Selected publications: Cross-platform verification of intermediate-scale quantum devices (PRL 2020) · Benchmarking highly entangled states on a 60-atom analog quantum simulator (Nature 2024) · Thermalization and criticality on an analog–digital quantum simulator (Nature 2025) · Efficiently learning non-Markovian noise in many-body quantum simulators (2025).
Quantum simulation and many-body dynamics
How can quantum devices be used to simulate many-body dynamics in regimes where classical methods become unreliable or prohibitively costly?
We study quantum devices as platforms for exploring and simulating quantum many-body dynamics, with particular emphasis on digital–analog approaches and hybrid qubit–boson architectures. These combine the hardware efficiency of analog evolution with the flexibility of digital control, opening routes toward simulation of strongly correlated matter and quantum molecular dynamics. Current directions include thermalization and emergent randomness in projected state ensembles, hybrid qubit–boson devices, and quantifying the classical hardness of analog simulation — testing experimentally where quantum simulators provide information that is hard to obtain classically.
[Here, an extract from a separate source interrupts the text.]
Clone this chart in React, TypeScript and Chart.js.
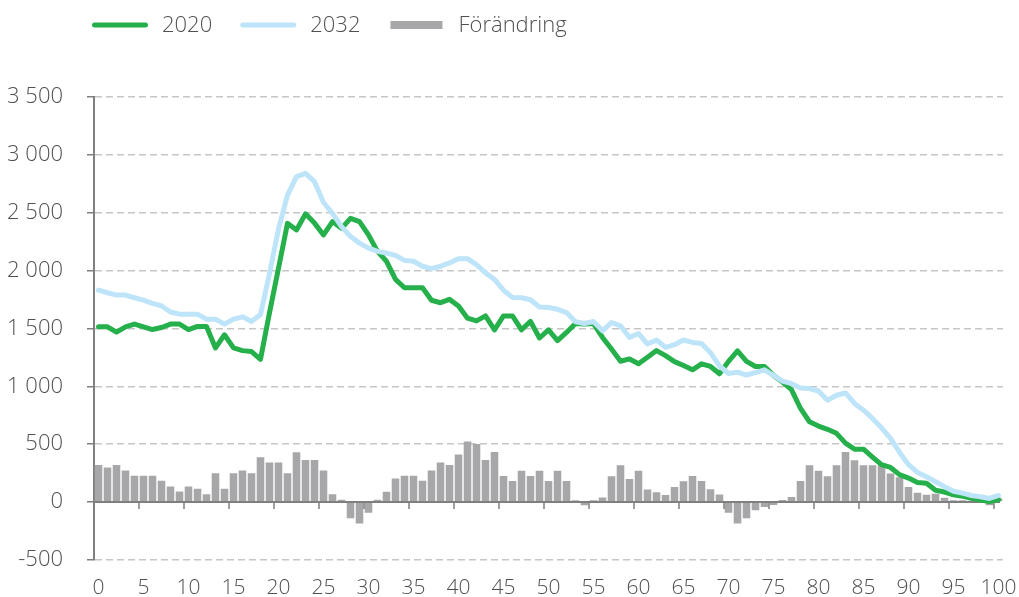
import React, { useEffect, useRef } from 'react';
import { Chart, registerables } from 'chart.js';

Chart.register(...registerables);

const ages: string[] = [
  '0','1','2','3','4','5','6','7','8','9','10','11','12','13','14','15','16','17','18','19','20',
  '21','22','23','24','25','26','27','28','29','30','31','32','33','34','35','36','37','38','39','40',
  '41','42','43','44','45','46','47','48','49','50','51','52','53','54','55','56','57','58','59','60',
  '61','62','63','64','65','66','67','68','69','70','71','72','73','74','75','76','77','78','79','80',
  '81','82','83','84','85','86','87','88','89','90','91','92','93','94','95','96','97','98','99','100',
];

const series2020: number[] = [
  1514, 1514, 1468, 1514, 1537, 1514, 1490, 1508, 1537, 1537,
  1490, 1517, 1517, 1331, 1445, 1331, 1308, 1300, 1233, 1635,
  2020, 2408, 2351, 2490, 2410, 2308, 2423, 2365, 2451, 2423,
  2308, 2166, 2080, 1923, 1851, 1851, 1851, 1743, 1722, 1751,
  1694, 1588, 1565, 1608, 1488, 1608, 1608, 1488, 1560, 1417,
  1488, 1394, 1465, 1542, 1537, 1542, 1422, 1322, 1216, 1236,
  1194, 1250, 1308, 1265, 1213, 1179, 1142, 1194, 1171, 1108,
  1215, 1305, 1215, 1171, 1171, 1094, 1036, 971, 808, 693,
  656, 628, 593, 508, 456, 456, 388, 322, 298, 236,
  206, 169, 162, 101, 86, 61, 50, 32, 17, 3,
  20,
];

const series2032: number[] = [
  1831, 1808, 1788, 1788, 1765, 1745, 1717, 1694, 1642, 1623,
  1623, 1623, 1580, 1580, 1537, 1580, 1600, 1560, 1620, 1975,
  2360, 2652, 2812, 2840, 2768, 2588, 2494, 2380, 2294, 2237,
  2194, 2166, 2151, 2131, 2088, 2080, 2037, 2017, 2037, 2066,
  2103, 2103, 2051, 1980, 1923, 1830, 1768, 1765, 1748, 1685,
  1680, 1665, 1637, 1557, 1542, 1560, 1479, 1551, 1522, 1422,
  1456, 1365, 1400, 1336, 1359, 1400, 1379, 1370, 1290, 1175,
  1110, 1122, 1097, 1118, 1142, 1094, 1045, 1022, 985, 980,
  959, 879, 922, 942, 851, 793, 722, 640, 550, 430,
  322, 255, 218, 175, 132, 93, 76, 56, 45, 30,
  56,
];

const seriesChange: number[] = [
  320, 297, 320, 271, 226, 226, 226, 183, 134, 91,
  134, 114, 66, 249, 114, 249, 271, 249, 386, 340,
  340, 249, 429, 363, 363, 271, 66, 20, -140, -186,
  -94, 20, 89, 203, 226, 226, 183, 271, 340, 320,
  411, 523, 500, 363, 431, 224, 181, 270, 224, 270,
  181, 270, 181, 14, -29, 14, 38, 222, 318, 199,
  269, 107, 84, 61, 130, 179, 224, 181, 110, 65,
  -94, -186, -140, -71, -43, -26, 17, 42, 181, 318,
  269, 222, 318, 431, 361, 318, 318, 318, 246, 214,
  129, 80, 63, 70, 37, 14, 14, 10, 5, -29,
  30,
];

const yTicks: number[] = [-500, 0, 500, 1000, 1500, 2000, 2500, 3000, 3500];

const GREEN = '#25b04b';
const BLUE = '#bde4f8';
const GRAY = '#a7a7aa';
const TEXT = '#505050';
const AXIS = '#7f7f7f';
const FONT = '"Open Sans", "DejaVu Sans", sans-serif';

const fmt = (v: number) => {
  const s = String(Math.abs(v)).replace(/\B(?=(\d{3})+(?!\d))/g, ' ');
  return (v < 0 ? '-' : '') + s;
};

const zeroLinePlugin = {
  id: 'zeroLine',
  afterDatasetDraw(chart: any, args: any) {
    if (args.index !== 2) return;
    const { ctx, chartArea, scales } = chart;
    const y0 = scales.y.getPixelForValue(0);
    ctx.save();
    ctx.strokeStyle = AXIS;
    ctx.lineWidth = 2;
    ctx.beginPath();
    ctx.moveTo(chartArea.left, y0);
    ctx.lineTo(chartArea.right - 3, y0);
    ctx.stroke();
    ctx.lineWidth = 1.5;
    for (let i = 4; i < ages.length - 1; i += 5) {
      const x = (scales.x.getPixelForValue(i) + scales.x.getPixelForValue(i + 1)) / 2;
      ctx.beginPath();
      ctx.moveTo(x, y0);
      ctx.lineTo(x, y0 + 7);
      ctx.stroke();
    }
    ctx.restore();
  },
};

const legendPlugin = {
  id: 'customLegend',
  afterDraw(chart: any) {
    const { ctx } = chart;
    ctx.save();
    ctx.font = `300 22px ${FONT}`;
    ctx.textBaseline = 'middle';
    ctx.textAlign = 'left';
    const y = 25;
    let x = 92;
    const items = [
      { label: chart.data.datasets[0].label, color: GREEN, kind: 'line' },
      { label: chart.data.datasets[1].label, color: BLUE, kind: 'line' },
      { label: chart.data.datasets[2].label, color: GRAY, kind: 'bar' },
    ];
    items.forEach((it) => {
      if (it.kind === 'line') {
        ctx.strokeStyle = it.color;
        ctx.lineWidth = 5;
        ctx.lineCap = 'round';
        ctx.beginPath();
        ctx.moveTo(x + 2.5, y);
        ctx.lineTo(x + 53.5, y);
        ctx.stroke();
      } else {
        ctx.fillStyle = it.color;
        ctx.fillRect(x + 2, y - 4, 52, 8);
      }
      const tx = x + 70;
      ctx.fillStyle = TEXT;
      ctx.fillText(it.label, tx, y + 1);
      x = tx + ctx.measureText(it.label).width + 28;
    });
    ctx.restore();
  },
};

export default function App() {
  const ref = useRef<HTMLCanvasElement | null>(null);

  useEffect(() => {
    if (!ref.current) return;
    const chart = new Chart(ref.current, {
      type: 'bar',
      data: {
        labels: ages,
        datasets: [
          {
            type: 'line',
            label: '2020',
            data: series2020,
            borderColor: GREEN,
            backgroundColor: GREEN,
            borderWidth: 5,
            pointRadius: 0,
            tension: 0,
            borderJoinStyle: 'round',
            borderCapStyle: 'round',
            order: 2,
          } as any,
          {
            type: 'line',
            label: '2032',
            data: series2032,
            borderColor: BLUE,
            backgroundColor: BLUE,
            borderWidth: 5,
            pointRadius: 0,
            tension: 0,
            borderJoinStyle: 'round',
            borderCapStyle: 'round',
            order: 1,
          } as any,
          {
            type: 'bar',
            label: 'Förändring',
            data: seriesChange,
            backgroundColor: GRAY,
            borderWidth: 0,
            barPercentage: 0.84,
            categoryPercentage: 1,
            order: 3,
          } as any,
        ],
      },
      options: {
        responsive: false,
        animation: false,
        layout: { padding: { top: 97, right: 16, bottom: 0, left: 0 } },
        plugins: {
          legend: { display: false },
          tooltip: { enabled: false },
        },
        scales: {
          x: {
            offset: true,
            grid: { display: false, drawTicks: false },
            border: { display: false },
            ticks: {
              autoSkip: false,
              maxRotation: 0,
              minRotation: 0,
              padding: 16,
              color: TEXT,
              font: { family: FONT, size: 21, weight: '300' },
              callback: (_v: any, i: number) => (i % 5 === 0 ? ages[i] : ''),
            },
            afterFit: (s: any) => {
              s.height = 36;
              s.paddingLeft = 0;
              s.paddingRight = 0;
            },
          },
          y: {
            min: yTicks[0],
            max: yTicks[yTicks.length - 1],
            afterBuildTicks: (s: any) => {
              s.ticks = yTicks.map((v) => ({ value: v }));
            },
            ticks: {
              padding: 24,
              color: TEXT,
              font: { family: FONT, size: 22, weight: '300' },
              callback: (v: any) => fmt(Number(v)),
            },
            grid: {
              color: (c: any) => (c.tick && c.tick.value === 0 ? 'rgba(0,0,0,0)' : '#c6c6c6'),
              lineWidth: 1.5,
              drawTicks: true,
              tickLength: 7,
              tickColor: AXIS,
              tickWidth: 1.5,
            },
            border: { display: true, color: AXIS, width: 2, dash: [7, 4] },
            afterFit: (s: any) => {
              s.width = 94;
            },
          },
        },
      },
      plugins: [zeroLinePlugin, legendPlugin],
    });
    return () => chart.destroy();
  }, []);

  return (
    <div style={{ position: 'absolute', left: 0, top: 0, width: 1019, height: 597, background: '#fff' }}>
      <canvas ref={ref} width={1019} height={597} style={{ display: 'block' }} />
    </div>
  );
}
Selected publications: Learning conservation laws in unknown quantum dynamics (PRX Quantum 2024) · A maximum entropy principle in deep thermalization and Hilbert-space ergodicity (PRX 2024) · Bosonic entanglement and quantum sensing from energy transfer in two-tone Floquet systems (PRR 2025).
Methods
Our work combines analytical and numerical approaches from quantum information theory, many-body physics, statistical learning, and computational physics.
Analytical theory. Tools from quantum information theory and classical statistics, used to design protocols, derive estimators, and quantify sample complexity and robustness to noise.
Simulation and post-processing. State-vector and density-matrix simulations, quantum-trajectory methods, tensor-network approaches, and Pauli-path or local-information algorithms for many-body quantum dynamics.
From theory to data and open-source software. Connecting theoretical guarantees with practical tools — randomized-measurement and classical-shadow protocols, scalable estimator design, uncertainty quantification, error mitigation, and the RandomMeas.jl Julia package.